Given problem
Go through the entries and count the lines with the string "Write" in them. Give only that number.

Supplied material
— BEGIN —

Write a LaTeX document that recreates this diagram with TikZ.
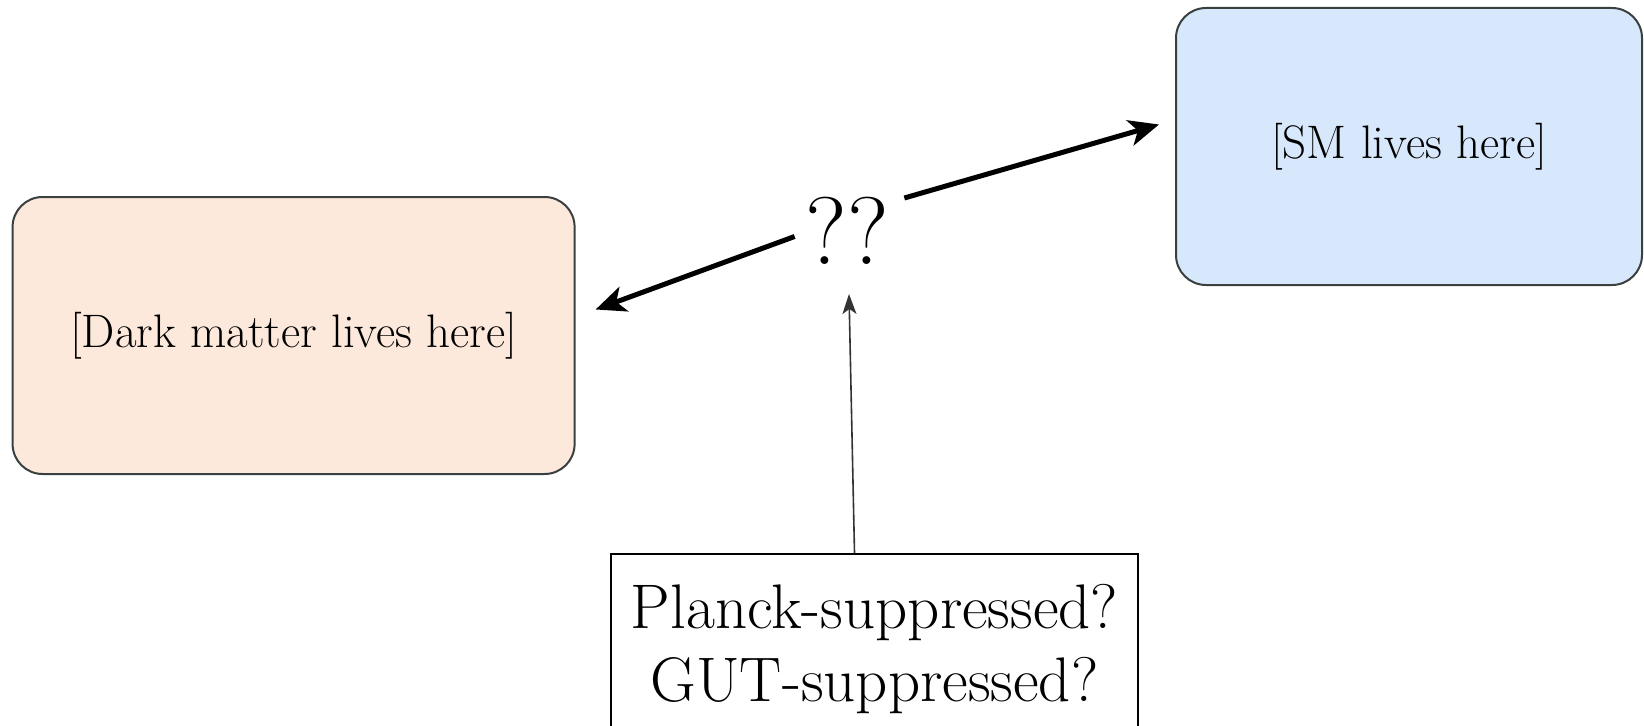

— END —
— BEGIN —

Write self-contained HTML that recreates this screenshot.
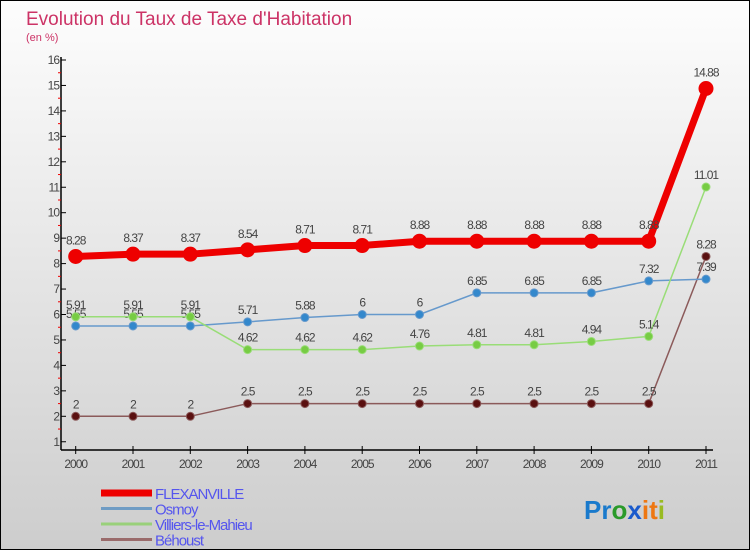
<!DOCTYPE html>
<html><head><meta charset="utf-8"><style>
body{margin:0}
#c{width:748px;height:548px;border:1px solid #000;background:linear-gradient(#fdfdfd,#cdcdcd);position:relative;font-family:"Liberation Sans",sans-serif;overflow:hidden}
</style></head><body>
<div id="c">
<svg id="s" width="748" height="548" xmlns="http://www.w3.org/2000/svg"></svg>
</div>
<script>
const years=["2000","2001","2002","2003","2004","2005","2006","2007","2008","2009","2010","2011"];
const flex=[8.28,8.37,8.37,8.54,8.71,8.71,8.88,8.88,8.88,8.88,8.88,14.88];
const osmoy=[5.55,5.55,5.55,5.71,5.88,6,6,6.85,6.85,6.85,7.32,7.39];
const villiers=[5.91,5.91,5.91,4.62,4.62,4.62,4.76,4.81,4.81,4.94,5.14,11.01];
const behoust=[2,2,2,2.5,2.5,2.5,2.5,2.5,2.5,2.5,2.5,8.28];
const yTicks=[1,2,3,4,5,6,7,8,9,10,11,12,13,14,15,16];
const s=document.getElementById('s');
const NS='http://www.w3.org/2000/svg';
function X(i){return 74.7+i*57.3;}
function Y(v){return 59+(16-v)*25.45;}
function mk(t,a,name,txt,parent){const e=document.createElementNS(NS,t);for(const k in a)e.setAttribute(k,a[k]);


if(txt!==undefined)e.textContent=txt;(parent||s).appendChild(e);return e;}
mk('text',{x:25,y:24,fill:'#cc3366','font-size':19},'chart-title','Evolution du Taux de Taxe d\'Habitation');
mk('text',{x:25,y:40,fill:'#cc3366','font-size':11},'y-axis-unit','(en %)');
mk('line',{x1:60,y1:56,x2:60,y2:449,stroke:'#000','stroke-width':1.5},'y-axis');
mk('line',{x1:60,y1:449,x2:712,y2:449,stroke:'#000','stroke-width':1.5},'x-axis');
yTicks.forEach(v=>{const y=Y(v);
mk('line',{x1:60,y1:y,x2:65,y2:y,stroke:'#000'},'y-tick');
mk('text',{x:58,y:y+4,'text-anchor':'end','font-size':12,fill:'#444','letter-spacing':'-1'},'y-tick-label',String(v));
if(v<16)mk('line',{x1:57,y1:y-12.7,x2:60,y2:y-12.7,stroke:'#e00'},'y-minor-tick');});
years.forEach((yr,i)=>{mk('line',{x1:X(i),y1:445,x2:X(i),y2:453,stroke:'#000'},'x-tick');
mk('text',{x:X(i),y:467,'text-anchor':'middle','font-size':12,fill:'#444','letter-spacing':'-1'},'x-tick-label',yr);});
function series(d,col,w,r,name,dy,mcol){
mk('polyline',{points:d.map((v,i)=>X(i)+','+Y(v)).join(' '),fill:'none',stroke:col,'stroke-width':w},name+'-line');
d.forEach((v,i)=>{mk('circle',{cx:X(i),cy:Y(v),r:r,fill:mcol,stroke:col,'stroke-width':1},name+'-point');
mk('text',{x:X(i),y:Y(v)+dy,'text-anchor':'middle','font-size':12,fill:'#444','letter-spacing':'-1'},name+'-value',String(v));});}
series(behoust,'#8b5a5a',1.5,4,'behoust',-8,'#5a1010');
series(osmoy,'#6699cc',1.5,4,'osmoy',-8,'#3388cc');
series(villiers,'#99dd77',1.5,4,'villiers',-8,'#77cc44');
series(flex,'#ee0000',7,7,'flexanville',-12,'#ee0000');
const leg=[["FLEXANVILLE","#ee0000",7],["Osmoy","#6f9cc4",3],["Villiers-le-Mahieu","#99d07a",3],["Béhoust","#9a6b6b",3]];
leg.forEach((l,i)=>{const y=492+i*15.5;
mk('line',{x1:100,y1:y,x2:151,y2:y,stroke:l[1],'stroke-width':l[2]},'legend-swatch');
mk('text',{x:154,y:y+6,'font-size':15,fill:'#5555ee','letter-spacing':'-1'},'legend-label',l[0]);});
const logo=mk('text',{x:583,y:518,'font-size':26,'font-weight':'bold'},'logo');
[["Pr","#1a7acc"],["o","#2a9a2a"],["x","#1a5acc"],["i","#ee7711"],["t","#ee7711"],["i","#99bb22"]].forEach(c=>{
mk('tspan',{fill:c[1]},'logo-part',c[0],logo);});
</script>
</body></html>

— END —

Result
2